The Magic’s gentle curves are more than aesthetic touches. The phone has a more pronounced curve at the bottom, where the resulting shape forms a comfortable thumb grip, than at the top. The curves, coupled with the shiny black finish, make it eminently more pocketable than the G1. Like the iPhone 3G, the Magic is highly prone to showing fingerprints—on its screen and on its front and back chassis—due to its shiny finish. The only element that didn’t attract fingerprints was the blue, rubberized texture stripe that runs around the edge of the phone.
Other design touches I appreciated were the well-cut, light-up navigation buttons beneath the screen (Home, Menu, back, and search-a new addition) and the deep well that surrounds the navigation trackball. Also, the volume rocker is longer and easier to press than the one on the G1. The back slides down and off easily, and the microSD Card is accessible without your having to remove the battery.
I didn’t like the placement or size of the oblong Talk and send/power buttons, however. These critical buttons were unduly small, and I often inadvertently hit the power button instead of the back button bcause of their proximity. Also annoying is the design decision to have the mini-USB port at the bottom double as the headphone jack; as a result, you have to use HTC’s proprietary headphones or add a dongle for regular headphones. At least the port is free and clear, and omits the troublesome cover that the G1 sports.

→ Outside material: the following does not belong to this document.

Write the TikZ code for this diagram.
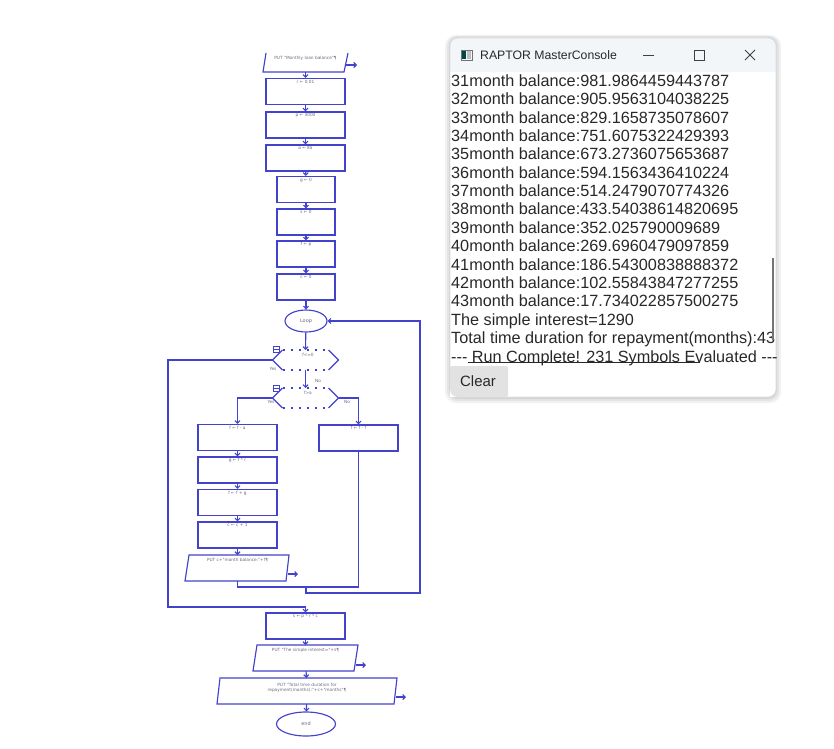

I missed having a physical keyboard, as on the G1. Though I appreciated being able to do some limited typing with one hand using the new-to-Android native on-screen keyboard, I felt that the keyboard was too tightly packed, making it occasionally difficult to type on. Going back to fix typos was harder than I would have liked, too (unlike on an iPhone, I couldn’t drag the cursor back where I wanted it in a line). I found the horizontal keyboard roomier, but I could see only five lines of text in the screen above it.
I loved the Magic’s 3.2-inch, 320-by-480-resolution (HVGA) capacitive touch display. Placed next to the G1’s display, it was brighter, more vibrant, and sharper. The built-in camera gains camcorder functions. It lacks the dedicated shutter button that the G1 offers; but you can use the trackball as a physical shutter button, so you needn’t rely solely on pressing the on-screen shutter, as you must on the iPhone).
In most other respects, the phone functions in the same ways that the G1 phone (with its first-generation Android operating system) did. But the Magic’s Android 1.5 OS introduces a few critical improvements, the most obvious being the on-screen keyboard (which appears when you touch a text field). The phone now has integrated universal search, so can search for things on the Web or within individual apps. Android 1.5 can record and upload video and pictures to YouTube and Picasa, and play video in MPEG-4 and 3GP formats. You can now add widgets to the home screen (a media player was already installed, but other new options include a calendar and a picture frame). Android 1.5 also has stereo Bluetooth support—crucial given the clunky headphone jack setup—lets you copy and paste from within the browser (about time), and lets you search from within a page.
I found a lot to like in this compact iteration of the HTC Magic. I especially appreciated its size and its easy-to-use trackball, yet I can’t help but lament its lack of a physical keyboard.